Ash Carter a menacé la Russie de « conséquences ». Après avoir sabordé le cessez-le-feu, le Pentagone – soutenu par le Joint Chiefs of Staff [état-major interarmes] – colporte maintenant l’idée de « frappes potentielles » sur la force aérienne syrienne pour « punir le régime » de ce que le Pentagone a effectivement fait : détruire le cessez-le-feu. On ne peut pas faire ce genre de choses.

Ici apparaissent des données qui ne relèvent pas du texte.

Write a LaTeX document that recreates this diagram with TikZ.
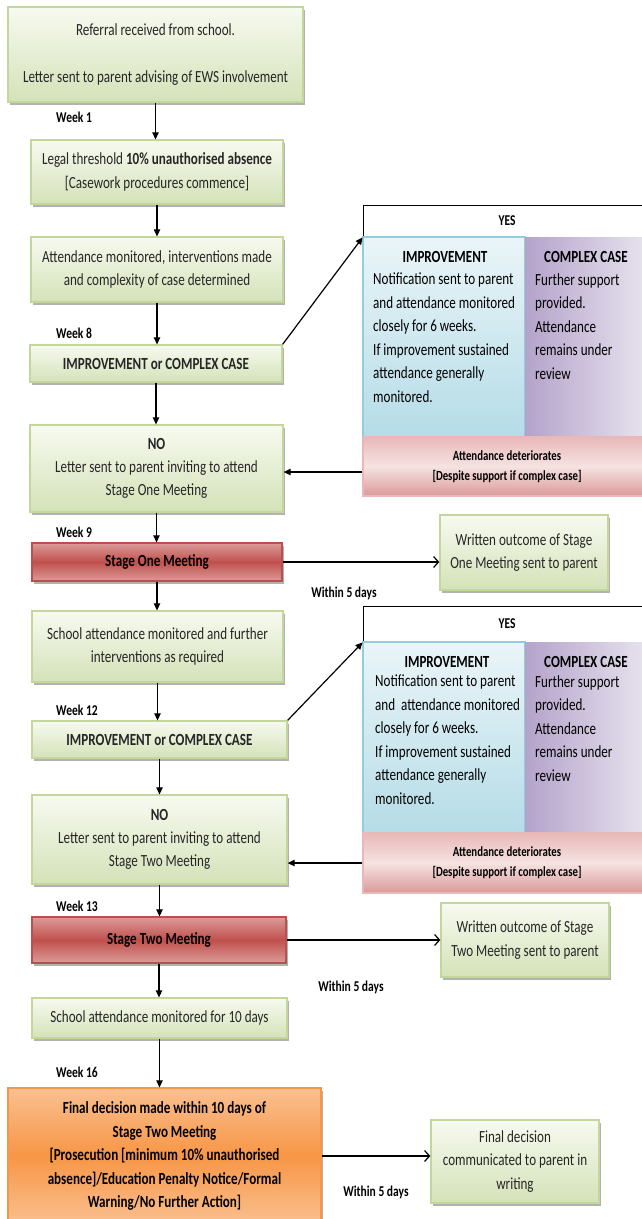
\documentclass[tikz,border=0pt]{standalone}
\usepackage{fontspec}
\setmainfont{Carlito}[FakeStretch=0.77]
\usetikzlibrary{arrows.meta,shadows}
\definecolor{gtop}{HTML}{F7FAF0}
\definecolor{gbot}{HTML}{D4E2B8}
\definecolor{gbrd}{HTML}{C3D69B}
\definecolor{txt}{HTML}{262626}
\definecolor{rtop}{HTML}{DB9B99}
\definecolor{rmid}{HTML}{C0504D}
\definecolor{rbrd}{HTML}{B9504D}
\definecolor{otop}{HTML}{FAC090}
\definecolor{omid}{HTML}{F79646}
\definecolor{btop}{HTML}{EAF5F8}
\definecolor{bbot}{HTML}{B5DCE7}
\definecolor{bbrd}{HTML}{93CDDD}
\definecolor{pl}{HTML}{B4A3CA}
\definecolor{pr}{HTML}{E7E2EE}
\definecolor{dtop}{HTML}{E8B9B8}
\definecolor{dmid}{HTML}{F5E3E2}
\definecolor{dbot}{HTML}{DA9998}
\begin{document}
\begin{tikzpicture}[x=1pt,y=-1pt,
  base/.style={font=\fontsize{17}{23.3}\selectfont, text=txt, align=center, inner sep=0pt},
  shad/.style={drop shadow={shadow xshift=2pt,shadow yshift=-2.5pt,fill=black,opacity=0.3}},
  gbox/.style={base, shad, draw=gbrd, line width=1.3pt, top color=gtop, bottom color=gbot},
  rbox/.style={base, shad, text=black, font=\bfseries\fontsize{17}{23.3}\selectfont, draw=rbrd, line width=1.3pt, top color=rtop, bottom color=rtop, middle color=rmid},
  obox/.style={base, shad, text=black, font=\bfseries\fontsize{17}{23.5}\selectfont, draw=omid, line width=1.3pt, top color=otop, bottom color=otop, middle color=omid},
  weeklbl/.style={font=\bfseries\fontsize{15}{18}\selectfont, anchor=west, inner sep=0pt, text=black},
  withinlbl/.style={font=\bfseries\fontsize{15}{18}\selectfont, inner sep=0pt, text=black},
  hdr/.style={draw=black, line width=0.9pt, fill=white, inner sep=0pt, font=\bfseries\fontsize{15}{18}\selectfont},
  imp/.style={draw=bbrd, line width=1.2pt, top color=btop, bottom color=bbot, inner sep=0pt},
  cpx/.style={draw=none, left color=pl, right color=pr, inner sep=0pt},
  det/.style={draw=dtop, line width=1.2pt, top color=dtop, bottom color=dbot, middle color=dmid, inner sep=0pt, align=center, font=\bfseries\fontsize{14}{20}\selectfont, text=black},
  phead/.style={font=\bfseries\fontsize{17}{23.5}\selectfont, inner sep=0pt, text=black},
  ptext/.style={font=\fontsize{17}{23.5}\selectfont, inner sep=0pt, align=left, anchor=north west, text=black},
  arr/.style={-{Triangle[length=7pt,width=6.5pt]}, line width=1.2pt, draw=black},
  oarr/.style={-{Straight Barb[length=5pt,width=11pt]}, line width=1.2pt, draw=black}
]
\useasboundingbox (0,0) rectangle (641,1219);

% main column
\node[gbox, minimum width=295pt, minimum height=95pt] (b1) at (155.5,54.5) {Referral received from school.\\[23.3pt]Letter sent to parent advising of EWS involvement};
\node[weeklbl] (w1l) at (56,117) {Week 1};
\node[gbox, minimum width=252pt, minimum height=64pt] (b2) at (157,172) {Legal threshold \textbf{10\% unauthorised absence}\\{}[Casework procedures commence]};
\node[gbox, minimum width=252pt, minimum height=65pt] (b3) at (157,269.5) {Attendance monitored, interventions made\\and complexity of case determined};
\node[weeklbl] (w8l) at (56,333) {Week 8};
\node[gbox, font=\bfseries\fontsize{17}{23.3}\selectfont, minimum width=252pt, minimum height=37pt] (b4) at (156,363.5) {IMPROVEMENT or COMPLEX CASE};
\node[gbox, minimum width=253pt, minimum height=87pt] (b5) at (156.5,468.5) {\textbf{NO}\\Letter sent to parent inviting to attend\\Stage One Meeting};
\node[weeklbl] (w9l) at (56,532) {Week 9};
\node[rbox, minimum width=250pt, minimum height=38pt] (b6) at (157,562) {Stage One Meeting};
\node[gbox, minimum width=168pt, minimum height=75pt] (o1) at (524,552.5) {Written outcome of Stage\\One Meeting sent to parent};
\node[withinlbl] (wd1) at (344,593) {Within 5 days};
\node[gbox, minimum width=251pt, minimum height=71pt] (b7) at (157.5,646.5) {School attendance monitored and further\\interventions as required};
\node[weeklbl] (w12l) at (56,710) {Week 12};
\node[gbox, font=\bfseries\fontsize{17}{23.3}\selectfont, minimum width=255pt, minimum height=37pt] (b8) at (159.5,739.5) {IMPROVEMENT or COMPLEX CASE};
\node[gbox, minimum width=255pt, minimum height=89pt] (b9) at (159.5,839.5) {\textbf{NO}\\Letter sent to parent inviting to attend\\Stage Two Meeting};
\node[weeklbl] (w13l) at (56,906) {Week 13};
\node[rbox, minimum width=254pt, minimum height=46pt] (b10) at (159,940) {Stage Two Meeting};
\node[gbox, minimum width=168pt, minimum height=74pt] (o2) at (525,940) {Written outcome of Stage\\Two Meeting sent to parent};
\node[withinlbl] (wd2) at (351,987) {Within 5 days};
\node[gbox, minimum width=255pt, minimum height=40pt] (b11) at (159.5,1018) {School attendance monitored for 10 days};
\node[weeklbl] (w16l) at (56,1072) {Week 16};
\node[obox, minimum width=313pt, minimum height=136pt] (b12) at (164.5,1156) {Final decision made within 10 days of\\Stage Two Meeting\\{}[Prosecution [minimum 10\% unauthorised\\absence]/Education Penalty Notice/Formal\\Warning/No Further Action]};
\node[gbox, minimum width=168pt, minimum height=83pt] (fd) at (515,1161.5) {Final decision\\communicated to parent in\\writing};
\node[withinlbl] (wd3) at (376,1192) {Within 5 days};

% YES group 1
\node[hdr, minimum width=282pt, minimum height=32pt] (hdr1) at (504,221) {\hspace*{6pt}YES};
\node[imp, minimum width=162pt, minimum height=200pt] (imp1) at (444,337) {};
\node[cpx, minimum width=120pt, minimum height=200pt] (cx1) at (585,337) {};
\node[det, minimum width=282pt, minimum height=59pt] (det1) at (504,466.5) {\hspace*{6pt}Attendance deteriorates\\{}\hspace*{6pt}[Despite support if complex case]};
\node[phead] (imp1h) at (445,257) {IMPROVEMENT};
\node[ptext] (imp1t) at (373,273) {Notification sent to parent\\and attendance monitored\\closely for 6 weeks.\\If improvement sustained\\attendance generally\\monitored.};
\node[phead] (cx1h) at (586,257) {COMPLEX CASE};
\node[ptext] (cx1t) at (535,273) {Further support\\provided.\\Attendance\\remains under\\review};

% YES group 2
\node[hdr, minimum width=282pt, minimum height=36pt] (hdr2) at (504,624) {\hspace*{6pt}YES};
\node[imp, minimum width=162pt, minimum height=191pt] (imp2) at (444,737.5) {};
\node[cpx, minimum width=120pt, minimum height=191pt] (cx2) at (585,737.5) {};
\node[det, minimum width=282pt, minimum height=60pt] (det2) at (504,863) {\hspace*{6pt}Attendance deteriorates\\{}\hspace*{6pt}[Despite support if complex case]};
\node[phead] (imp2h) at (447,662) {IMPROVEMENT};
\node[ptext] (imp2t) at (375,675) {Notification sent to parent\\and\ \ attendance monitored\\closely for 6 weeks.\\If improvement sustained\\attendance generally\\monitored.};
\node[phead] (cx2h) at (586,662) {COMPLEX CASE};
\node[ptext] (cx2t) at (535,675) {Further support\\provided.\\Attendance\\remains under\\review};

% connectors
\draw[arr] (b1.south) -- (b1.south |- b2.north);
\draw[arr] (b2.south) -- (b2.south |- b3.north);
\draw[arr] (b3.south) -- (b3.south |- b4.north);
\draw[arr] (b4.north east) -- (hdr1.south west);
\draw[arr] (b4.south) -- (b4.south |- b5.north);
\coordinate (d1) at ([yshift=-5.5pt]det1.west);
\draw[arr] (d1) -- (d1 -| b5.east);
\draw[arr] (b5.south) -- (b5.south |- b6.north);
\draw[oarr] (b6.east) -- (b6.east -| o1.west);
\draw[arr] (b6.south) -- (b6.south |- b7.north);
\draw[arr] (b7.south) -- (b7.south |- b8.north);
\draw[arr] (b8.north east) -- (hdr2.south west);
\draw[arr] (b8.south) -- (b8.south |- b9.north);
\draw[arr] (det2.west) -- (det2.west -| b9.east);
\draw[arr] (b9.south) -- (b9.south |- b10.north);
\draw[oarr] (b10.east) -- (b10.east -| o2.west);
\draw[arr] (b10.south) -- (b10.south |- b11.north);
\draw[arr] (b11.south) -- (b11.south |- b12.north);
\draw[oarr] (b12.east) -- (b12.east -| fd.west);
\end{tikzpicture}
\end{document}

Le major-général Igor Konachenkov, porte-parole du ministère russe de la Défense, a envoyé un message rapide à « nos collègues de Washington » : réfléchissez à deux fois, si vous croyez que vous pouvez vous en sortir avec le lancement d’une guerre chaude furtive contre la Russie. Celle-ci va cibler tous les aéronef furtifs ou inconnus attaquant des cibles du gouvernement syrien – et ils seront abattus.
La seule question sérieuse est alors de savoir si un Pentagone hors de contrôle va obliger la force aérienne russe – fausse bannière et autrement – à abattre des avions de combat de l’US Air Force, et si Moscou a la puissance de feu suffisante pour les détruire tous.
Donc, dans cette fenêtre de trois mois des « affres de la mort » de l’ère Obama, avant l’intronisation probable de la Reine de la guerre, la question est de savoir si le Pentagone va risquer de lancer la Troisième guerre mondiale parce qu’« Alep tombe ».
Ensuite, les choses sont destinées à être encore plus meurtrières. Le gouvernement étasunien maintient ouverte l’option d’une première frappe nucléaire contre la Russie. Hillary soutient cette option fermement, alors que Trump a précisé qu’il « ne frapperait pas le premier ».
La perspective de voir l’obsédée de l’axe du mal, Hillary Clinton, avec un doigt sur le bouton nucléaire doit être considérée comme l’issue la plus vitale de tout ce cirque.